College football’s house of cards of a 2020 season collapsed on Thursday. In this case, it was by design — a voluntary and preemptive reshuffling and retreat.
The Big Ten announced it was packing up and building its own place — canceling all non-conference games and playing a league only slate of nine, or maybe 10 contests. It’s an attempt to maximize control in the hope that it might make it through the COVID-19 pandemic.
No one knows if it will work, but smaller, swifter and more cautious seems to make sense.
The Pac-12 and ACC will reportedly soon follow and with that, you can expect just about everyone to do the same. This is no longer about normalcy. This is about salvaging whatever you can, like a reopened restaurant with a downsized menu.
“Just trying to keep the lights on,” said one ACC athletic director. “‘Trying’ is the key word.”
Multiple sources expressed pessimism that any season will be played. Others are more hopeful that somehow this works. They all want a season. They all need it. They are all desperate for the revenue it will produce, but at this point, the task feels daunting.
“We may not have sports in the fall,” Big Ten commissioner Kevin Warren said on the Big Ten Network. “We may not have a college football season.”
There is no way to isolate the players on college campuses, which are expected to be overrun by the coronavirus, if they allow students at all.
Going to a nine-game schedule and simplifying things is the best route. There are some great non-conference games that will be lost, including longtime rivalries (no Florida-Florida State or Iowa-Iowa State?). That’s better than giving up the whole season.
The ACC is expected to give Notre Dame, which is an independent, a safe harbor and keep the six games the Irish are scheduled to play against league schools (Notre Dame delivers huge television numbers, after all). If the Irish still play scheduled games against Navy and Western Michigan (or adds someone else) then it’ll be fine.
As for the bowls and the playoffs, that’s anyone’s guess. The committee could still pick the best four teams, although with less data. Do they even play in December and January? Do they still go to a neutral bowl site?
It’s so far off, it’s impossible to predict the state of the world.
“We just want to get the season started and see where it goes,” said an SEC athletic director.

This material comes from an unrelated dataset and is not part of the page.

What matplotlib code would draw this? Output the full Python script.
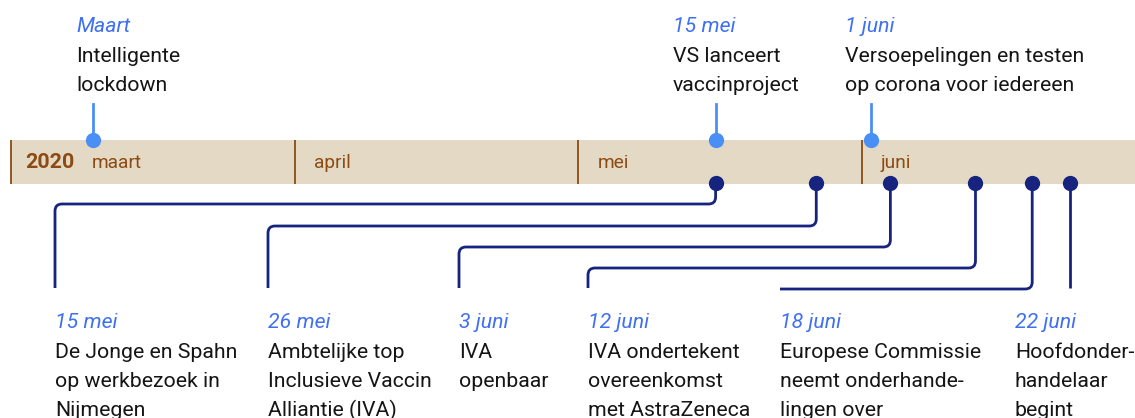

Since the pandemic hit and caused the cancellation of March Madness, those inside college athletics have been in a panic about football. No matter the bold pronouncements from some coaches or the shouts of some fans and media, nothing has ever felt safe to those making the decisions.
Sports organizations around the world are battling to play their games, but perhaps none is as difficult as major college football. There are 130 teams in the FBS, the sport’s top division. They hail from 43 states and represent big public schools and small private ones, military academies and religious institutions, big cities and small towns.
Worse, there is no central authority. No nationwide commissioner. No governing body. The NCAA just regulates, but the sport is carved up into fiefdoms. Now everyone is sticking with their own and hoping to make it as long as they can to cash as many checks as possible.
If so, they can survive somewhat intact. If not, who knows? Stanford cut 11 sports on Wednesday. That will be the norm, not the exception, even if a full season is played.
College athletics have watched revenue steadily — sometimes spectacularly — climb for decades on end. There are no recessions, no downturns, no budget crunches. Not in any major way, at least. Salaries always get bigger, facilities always get grander, leagues always expand.
So they spent the money. Now they need it to meet payroll, avoid cutting teams and paying debt service on stadiums and practice facilities that are more opulent than some in the NFL.
“No football is Armageddon,” an athletic director texted.
So they decided to play fewer games and allow for more flexibility. If a game gets canceled, maybe this way it can be made up. Hopefully it works.
If not, they can attempt to move the season to spring, but that provides no more certainty and brings a host of new challenges.
Killing the non-conference made sense, especially since the majority of those games are just money grabs — paying a weaker opponent to come in and get beat up so you can sell tickets. If stadiums aren’t at capacity, or completely empty, then why bother? (Tough break for those smaller schools, of course).
College football is a sport that is often drunk — on the drama, on the rivalries, on egos ... and, of course, out at the tailgates. It’s a wild soap opera that no one could (or would) invent. The imperfections make it perfect.